Also poorly characterized is the intracellular organization of enzymes associated with the synthesis and metabolism of unusual fatty acids. These enzymes might be closely associated in specific physical or metabolic domains. The synthesis of petroselinic acid, for example, appears to involve the association of at least three enzymes in a biosynthetic complex or metabolon, and it cannot be ruled out that specialized plastids have evolved for the synthesis of this fatty acid (Cahoon and Ohlrogge, 1994; Schultz et al., 1996). In addition, it is possible that variant FAD2s (e.g., hydroxylases, epoxygenases, conjugases) (Fig. 7.4 and Table 7.5) naturally function in discrete domains of the ER that contain specialized forms of acyltransferases and phospholipases that efficiently metabolize novel fatty acids following their synthesis on PC.

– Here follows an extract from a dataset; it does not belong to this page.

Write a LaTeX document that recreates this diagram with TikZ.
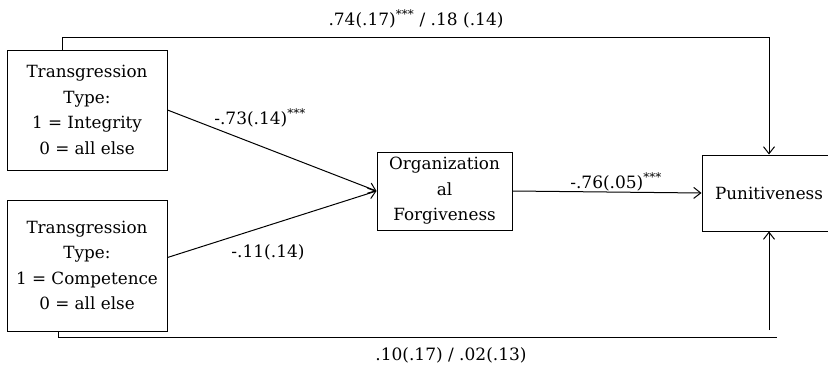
\documentclass[tikz,border=0pt]{standalone}
\usepackage{fontspec}
\setmainfont{DejaVu Serif}
\usetikzlibrary{arrows.meta,positioning}

\begin{document}
\begin{tikzpicture}[x=1pt,y=-1pt,
  box/.style={draw,line width=1pt,align=center,inner sep=0pt,
    font=\fontsize{16.8}{25.5}\selectfont},
  path/.style={line width=1pt,-{Straight Barb[length=7pt,width=11pt]}},
  coef/.style={inner sep=0pt,font=\fontsize{17}{19}\selectfont}]

\useasboundingbox (0,0) rectangle (828,367);

% boxes
\node[box,minimum width=160pt,minimum height=120pt] (integ) at (87,110)
  {Transgression\\Type:\\1 = Integrity\\0 = all else};
\node[box,minimum width=160pt,minimum height=131pt] (compet) at (87,265.5)
  {Transgression\\Type:\\1 = Competence\\0 = all else};
\node[box,minimum width=135pt,minimum height=78pt] (forgive) at (444.5,191)
  {Organization\\al\\Forgiveness};
\node[box,minimum width=134pt,minimum height=76pt] (punit) at (769,193)
  {Punitiveness};

% paths
\draw[path] (integ.east) -- (forgive.west);
\draw[path] ([yshift=8pt]compet.east) -- (forgive.west);
\draw[path] (forgive.east) -- (punit.west);

\coordinate (topl) at (62,37);
\draw[path] (integ.north -| topl) -- (topl) -| (punit.north);

\coordinate (botl) at (58,337);
\coordinate (botr) at (777,337);
\coordinate (botup) at (769,330);
\draw[line width=1pt] (compet.south -| botl) -- (botl) -- (botr);
\draw[path] (botup) -- (punit.south);

% coefficients
\node[coef] (ctop) at (416,19) {.74(.17)\textsuperscript{***} / .18 (.14)};
\node[coef] (cint) at (260,118) {-.73(.14)\textsuperscript{***}};
\node[coef] (ccomp) at (268,252) {-.11(.14)};
\node[coef] (cforg) at (616,182) {-.76(.05)\textsuperscript{***}};
\node[coef] (cbot) at (451,355) {.10(.17) / .02(.13)};
\end{tikzpicture}
\end{document}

In addition, aspects of gene expression and protein accumulation have not been well characterized in most attempts to produce unusual fatty acids in seeds of transgenic plants. Promoters for seed storage protein genes are typically used to mediate the expression of transgenes in these experiments. Such promoters might not provide the proper timing or levels of gene expression in the engineered seeds, particularly when compared to seeds that naturally accumulate large amounts of unusual fatty acids. It is also possible that certain enzymes associated with unusual fatty acid synthesis and metabolism are prone to high rates of turnover in transgenic plants, which may affect levels of unusual fatty acid accumulation.

Clearly, a basic understanding of the underlying enzymology, cell biology, and gene expression associated with unusual fatty acid synthesis and metabolism is essential in facilitating efforts to produce novel vegetable oils in existing crop plants, while maintaining the agronomic viability of the engineered seeds.